Write the data out again exactly, with no pictures.

--- Recorded data ---

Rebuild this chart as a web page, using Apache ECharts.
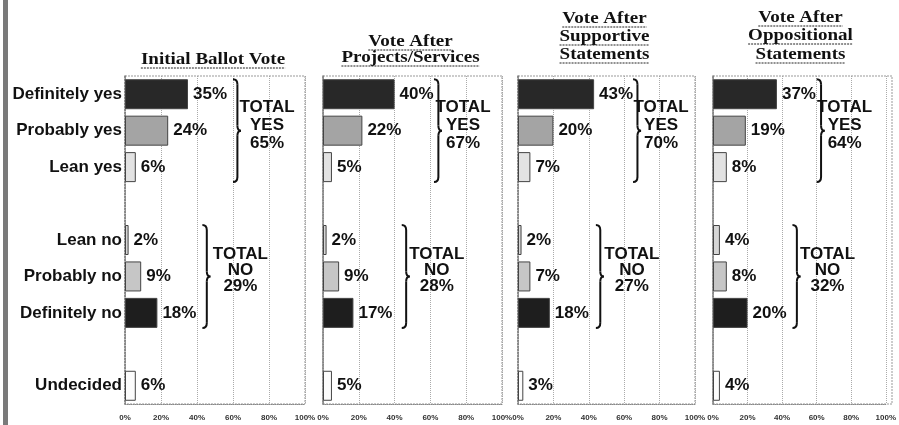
<!DOCTYPE html>
<html>
<head>
<meta charset="utf-8">
<script src="https://cdn.jsdelivr.net/npm/echarts@6/dist/echarts.min.js"></script>
<style>
  html, body { margin: 0; padding: 0; background: #fff; }
  #chart { width: 899px; height: 425px; }
</style>
</head>
<body>
<div id="chart"></div>
<script>
// Response categories (top to bottom)
const responses = ['Definitely yes', 'Probably yes', 'Lean yes', 'Lean no', 'Probably no', 'Definitely no', 'Undecided'];
// Percent per response, one array per ballot stage
const initialVote = [35, 24, 6, 2, 9, 18, 6];
const afterProjects = [40, 22, 5, 2, 9, 17, 5];
const afterSupportive = [43, 20, 7, 2, 7, 18, 3];
const afterOppositional = [37, 19, 8, 4, 8, 20, 4];
// Totals shown next to the braces
const totalYes = [65, 67, 70, 64];
const totalNo = [29, 28, 27, 32];
// Panel titles
const panelTitles = [
    ['Initial Ballot Vote'],
    ['Vote After', 'Projects/Services'],
    ['Vote After', 'Supportive', 'Statements'],
    ['Vote After', 'Oppositional', 'Statements']
];
// x axis tick labels
const tickLabels = ['0%', '20%', '40%', '60%', '80%', '100%'];

const stages = [initialVote, afterProjects, afterSupportive, afterOppositional];

// Layout of the four panels (pixels)
const panelLeft = [125, 323, 518, 713];
const panelWidth = [180, 179, 177, 179];
const panelTop = 76;
const panelHeight = 328;
// where the braces sit, in axis percent
const yesBraceAt = [60, 62, 65, 60];
const noBraceAt = [43, 44, 44, 46];
const textOffset = [34, 29, 28, 28];
const noTextOffset = [38, 35, 36, 35];
// title line centres (y) per panel
const titleY = [[60], [42, 58], [19, 37, 55], [18, 36, 55]];

const barColors = ['#282828', '#a4a4a4', '#e2e2e2', '#d6d6d6', '#c6c6c6', '#1e1e1e', '#fcfcfc'];
const sansFont = '"Liberation Sans", Arial, sans-serif';
const serifFont = '"Liberation Serif", "Times New Roman", serif';
const titleStretch = 1.12;

// y slots: two blank rows separate the groups
const slots = [responses[0], responses[1], responses[2], '', responses[3], responses[4], responses[5], ' ', responses[6]];
const slotIndex = [0, 1, 2, 4, 5, 6, 8];

function slotData(values) {
    const out = slots.map(() => null);
    values.forEach((v, i) => {
        out[slotIndex[i]] = {
            value: v,
            itemStyle: { color: barColors[i] }
        };
    });
    return out;
}

const chart = echarts.init(document.getElementById('chart'));

const grids = [], xAxes = [], yAxes = [], series = [];
stages.forEach((values, i) => {
    grids.push({ left: panelLeft[i], top: panelTop, width: panelWidth[i], height: panelHeight });
    xAxes.push({
        type: 'value', gridIndex: i, min: 0, max: 100, interval: 20,
        axisLine: { show: true, lineStyle: { color: '#888', type: 'dotted' } },
        axisTick: { show: false },
        splitLine: { show: true, lineStyle: { color: '#aaa', type: 'dotted' } },
        axisLabel: {
            formatter: v => tickLabels[v / 20],
            fontSize: 8, fontWeight: 'bold', color: '#333', margin: 10,
            fontFamily: sansFont, showMaxLabel: true, showMinLabel: true
        }
    });
    yAxes.push({
        type: 'category', gridIndex: i, data: slots, inverse: true,
        axisLine: { show: true, lineStyle: { color: '#777', type: 'dotted', width: 1.5 } },
        axisTick: { show: false },
        axisLabel: {
            show: i === 0, fontSize: 17, fontWeight: 'bold', color: '#111',
            fontFamily: sansFont, margin: 3
        }
    });
    series.push({
        type: 'bar', xAxisIndex: i, yAxisIndex: i,
        data: slotData(values),
        barWidth: 30,
        itemStyle: { borderColor: '#444', borderWidth: 1 },
        label: {
            show: true, position: 'right', distance: 5,
            formatter: p => p.value + '%',
            fontSize: 17, fontWeight: 'bold', color: '#111', fontFamily: sansFont
        },
        silent: true
    });
});

chart.setOption({
    animation: false,
    grid: grids,
    xAxis: xAxes,
    yAxis: yAxes,
    series: series
});

// text width for underlines
const measureCtx = document.createElement('canvas').getContext('2d');
measureCtx.font = 'bold 17px ' + serifFont;

// curly brace "}" made of lines and quadratic curves
function braceParts(x, y0, y1, ym) {
    const w = 8, r = 5, mx = x + w * 0.55;
    const st = { stroke: '#111', lineWidth: 2, fill: null };
    const curve = (x1, y1, cx, cy, x2, y2) => ({
        type: 'bezierCurve', silent: true, style: st,
        shape: { x1: x1, y1: y1, cpx1: cx, cpy1: cy, x2: x2, y2: y2 }
    });
    const seg = (x1, y1, x2, y2) => ({
        type: 'line', silent: true, style: st,
        shape: { x1: x1, y1: y1, x2: x2, y2: y2 }
    });
    return [
        curve(x, y0, mx, y0, mx, y0 + r),
        seg(mx, y0 + r, mx, ym - r),
        curve(mx, ym - r, mx, ym, x + w, ym),
        curve(x + w, ym, mx, ym, mx, ym + r),
        seg(mx, ym + r, mx, y1 - r),
        curve(mx, y1 - r, mx, y1, x, y1)
    ];
}

const graphics = [];
// left page border
graphics.push({ type: 'rect', shape: { x: 3, y: 0, width: 5, height: 425 }, style: { fill: '#7a7a7a' }, silent: true });

stages.forEach((values, i) => {
    // panel box
    graphics.push({
        type: 'rect',
        shape: { x: panelLeft[i], y: panelTop, width: panelWidth[i], height: panelHeight },
        style: { fill: null, stroke: '#999', lineWidth: 1, lineDash: [2, 1] },
        silent: true
    });
    // titles (scan is stretched sideways, so stretch the text too)
    const lines = panelTitles[i];
    const cx = panelLeft[i] + panelWidth[i] / 2 - 2;
    lines.forEach((t, k) => {
        const cy = titleY[i][k];
        const w = measureCtx.measureText(t).width * titleStretch;
        graphics.push({
            type: 'text', x: cx, y: cy, scaleX: titleStretch,
            style: { text: t, font: 'bold 17px ' + serifFont, fill: '#111', align: 'center', verticalAlign: 'middle' },
            silent: true
        });
        graphics.push({
            type: 'line', shape: { x1: cx - w / 2, y1: cy + 8, x2: cx + w / 2, y2: cy + 8 },
            style: { stroke: '#222', lineWidth: 1, lineDash: [2, 1] }, silent: true
        });
    });
    // braces with totals
    const px = (x, slot) => chart.convertToPixel({ gridIndex: i }, [x, slot]);
    const yTop = px(0, 0)[1] - 15, yMid = px(0, 1)[1], yBot = px(0, 2)[1] + 15;
    const bx = px(yesBraceAt[i], 0)[0];
    graphics.push(...braceParts(bx, yTop, yBot, yMid));
    graphics.push({
        type: 'text', x: bx + textOffset[i], y: yMid - 5,
        style: {
            text: 'TOTAL\nYES\n' + totalYes[i] + '%', font: 'bold 17px ' + sansFont,
            fill: '#111', align: 'center', verticalAlign: 'middle', lineHeight: 18
        },
        silent: true
    });
    const nTop = px(0, 4)[1] - 15, nMid = px(0, 5)[1], nBot = px(0, 6)[1] + 15;
    const nx = px(noBraceAt[i], 0)[0];
    graphics.push(...braceParts(nx, nTop, nBot, nMid));
    graphics.push({
        type: 'text', x: nx + noTextOffset[i], y: nMid - 6,
        style: {
            text: 'TOTAL\nNO\n' + totalNo[i] + '%', font: 'bold 17px ' + sansFont,
            fill: '#111', align: 'center', verticalAlign: 'middle', lineHeight: 16
        },
        silent: true
    });
});

chart.setOption({ graphic: graphics });
</script>
</body>
</html>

---

● Result for this exercise
Rebuild this chart as a web page, using Apache ECharts.
<!DOCTYPE html>
<html>
<head>
<meta charset="utf-8">
<script src="https://cdn.jsdelivr.net/npm/echarts@6/dist/echarts.min.js"></script>
<style>
  html, body { margin: 0; padding: 0; background: #fff; }
  #chart { width: 899px; height: 425px; }
</style>
</head>
<body>
<div id="chart"></div>
<script>
// Response categories (top to bottom)
const responses = ['Definitely yes', 'Probably yes', 'Lean yes', 'Lean no', 'Probably no', 'Definitely no', 'Undecided'];
// Percent per response, one array per ballot stage
const initialVote = [35, 24, 6, 2, 9, 18, 6];
const afterProjects = [40, 22, 5, 2, 9, 17, 5];
const afterSupportive = [43, 20, 7, 2, 7, 18, 3];
const afterOppositional = [37, 19, 8, 4, 8, 20, 4];
// Totals shown next to the braces
const totalYes = [65, 67, 70, 64];
const totalNo = [29, 28, 27, 32];
// Panel titles
const panelTitles = [
    ['Initial Ballot Vote'],
    ['Vote After', 'Projects/Services'],
    ['Vote After', 'Supportive', 'Statements'],
    ['Vote After', 'Oppositional', 'Statements']
];
// x axis tick labels
const tickLabels = ['0%', '20%', '40%', '60%', '80%', '100%'];

const stages = [initialVote, afterProjects, afterSupportive, afterOppositional];

// Layout of the four panels (pixels)
const panelLeft = [125, 323, 518, 713];
const panelWidth = [180, 179, 177, 179];
const panelTop = 76;
const panelHeight = 328;
// where the braces sit, in axis percent
const yesBraceAt = [60, 62, 65, 60];
const noBraceAt = [43, 44, 44, 46];
const textOffset = [34, 29, 28, 28];
const noTextOffset = [38, 35, 36, 35];
// title line centres (y) per panel
const titleY = [[60], [42, 58], [19, 37, 55], [18, 36, 55]];

const barColors = ['#282828', '#a4a4a4', '#e2e2e2', '#d6d6d6', '#c6c6c6', '#1e1e1e', '#fcfcfc'];
const sansFont = '"Liberation Sans", Arial, sans-serif';
const serifFont = '"Liberation Serif", "Times New Roman", serif';
const titleStretch = 1.12;

// y slots: two blank rows separate the groups
const slots = [responses[0], responses[1], responses[2], '', responses[3], responses[4], responses[5], ' ', responses[6]];
const slotIndex = [0, 1, 2, 4, 5, 6, 8];

function slotData(values) {
    const out = slots.map(() => null);
    values.forEach((v, i) => {
        out[slotIndex[i]] = {
            value: v,
            itemStyle: { color: barColors[i] }
        };
    });
    return out;
}

const chart = echarts.init(document.getElementById('chart'));

const grids = [], xAxes = [], yAxes = [], series = [];
stages.forEach((values, i) => {
    grids.push({ left: panelLeft[i], top: panelTop, width: panelWidth[i], height: panelHeight });
    xAxes.push({
        type: 'value', gridIndex: i, min: 0, max: 100, interval: 20,
        axisLine: { show: true, lineStyle: { color: '#888', type: 'dotted' } },
        axisTick: { show: false },
        splitLine: { show: true, lineStyle: { color: '#aaa', type: 'dotted' } },
        axisLabel: {
            formatter: v => tickLabels[v / 20],
            fontSize: 8, fontWeight: 'bold', color: '#333', margin: 10,
            fontFamily: sansFont, showMaxLabel: true, showMinLabel: true
        }
    });
    yAxes.push({
        type: 'category', gridIndex: i, data: slots, inverse: true,
        axisLine: { show: true, lineStyle: { color: '#777', type: 'dotted', width: 1.5 } },
        axisTick: { show: false },
        axisLabel: {
            show: i === 0, fontSize: 17, fontWeight: 'bold', color: '#111',
            fontFamily: sansFont, margin: 3
        }
    });
    series.push({
        type: 'bar', xAxisIndex: i, yAxisIndex: i,
        data: slotData(values),
        barWidth: 30,
        itemStyle: { borderColor: '#444', borderWidth: 1 },
        label: {
            show: true, position: 'right', distance: 5,
            formatter: p => p.value + '%',
            fontSize: 17, fontWeight: 'bold', color: '#111', fontFamily: sansFont
        },
        silent: true
    });
});

chart.setOption({
    animation: false,
    grid: grids,
    xAxis: xAxes,
    yAxis: yAxes,
    series: series
});

// text width for underlines
const measureCtx = document.createElement('canvas').getContext('2d');
measureCtx.font = 'bold 17px ' + serifFont;

// curly brace "}" made of lines and quadratic curves
function braceParts(x, y0, y1, ym) {
    const w = 8, r = 5, mx = x + w * 0.55;
    const st = { stroke: '#111', lineWidth: 2, fill: null };
    const curve = (x1, y1, cx, cy, x2, y2) => ({
        type: 'bezierCurve', silent: true, style: st,
        shape: { x1: x1, y1: y1, cpx1: cx, cpy1: cy, x2: x2, y2: y2 }
    });
    const seg = (x1, y1, x2, y2) => ({
        type: 'line', silent: true, style: st,
        shape: { x1: x1, y1: y1, x2: x2, y2: y2 }
    });
    return [
        curve(x, y0, mx, y0, mx, y0 + r),
        seg(mx, y0 + r, mx, ym - r),
        curve(mx, ym - r, mx, ym, x + w, ym),
        curve(x + w, ym, mx, ym, mx, ym + r),
        seg(mx, ym + r, mx, y1 - r),
        curve(mx, y1 - r, mx, y1, x, y1)
    ];
}

const graphics = [];
// left page border
graphics.push({ type: 'rect', shape: { x: 3, y: 0, width: 5, height: 425 }, style: { fill: '#7a7a7a' }, silent: true });

stages.forEach((values, i) => {
    // panel box
    graphics.push({
        type: 'rect',
        shape: { x: panelLeft[i], y: panelTop, width: panelWidth[i], height: panelHeight },
        style: { fill: null, stroke: '#999', lineWidth: 1, lineDash: [2, 1] },
        silent: true
    });
    // titles (scan is stretched sideways, so stretch the text too)
    const lines = panelTitles[i];
    const cx = panelLeft[i] + panelWidth[i] / 2 - 2;
    lines.forEach((t, k) => {
        const cy = titleY[i][k];
        const w = measureCtx.measureText(t).width * titleStretch;
        graphics.push({
            type: 'text', x: cx, y: cy, scaleX: titleStretch,
            style: { text: t, font: 'bold 17px ' + serifFont, fill: '#111', align: 'center', verticalAlign: 'middle' },
            silent: true
        });
        graphics.push({
            type: 'line', shape: { x1: cx - w / 2, y1: cy + 8, x2: cx + w / 2, y2: cy + 8 },
            style: { stroke: '#222', lineWidth: 1, lineDash: [2, 1] }, silent: true
        });
    });
    // braces with totals
    const px = (x, slot) => chart.convertToPixel({ gridIndex: i }, [x, slot]);
    const yTop = px(0, 0)[1] - 15, yMid = px(0, 1)[1], yBot = px(0, 2)[1] + 15;
    const bx = px(yesBraceAt[i], 0)[0];
    graphics.push(...braceParts(bx, yTop, yBot, yMid));
    graphics.push({
        type: 'text', x: bx + textOffset[i], y: yMid - 5,
        style: {
            text: 'TOTAL\nYES\n' + totalYes[i] + '%', font: 'bold 17px ' + sansFont,
            fill: '#111', align: 'center', verticalAlign: 'middle', lineHeight: 18
        },
        silent: true
    });
    const nTop = px(0, 4)[1] - 15, nMid = px(0, 5)[1], nBot = px(0, 6)[1] + 15;
    const nx = px(noBraceAt[i], 0)[0];
    graphics.push(...braceParts(nx, nTop, nBot, nMid));
    graphics.push({
        type: 'text', x: nx + noTextOffset[i], y: nMid - 6,
        style: {
            text: 'TOTAL\nNO\n' + totalNo[i] + '%', font: 'bold 17px ' + sansFont,
            fill: '#111', align: 'center', verticalAlign: 'middle', lineHeight: 16
        },
        silent: true
    });
});

chart.setOption({ graphic: graphics });
</script>
</body>
</html>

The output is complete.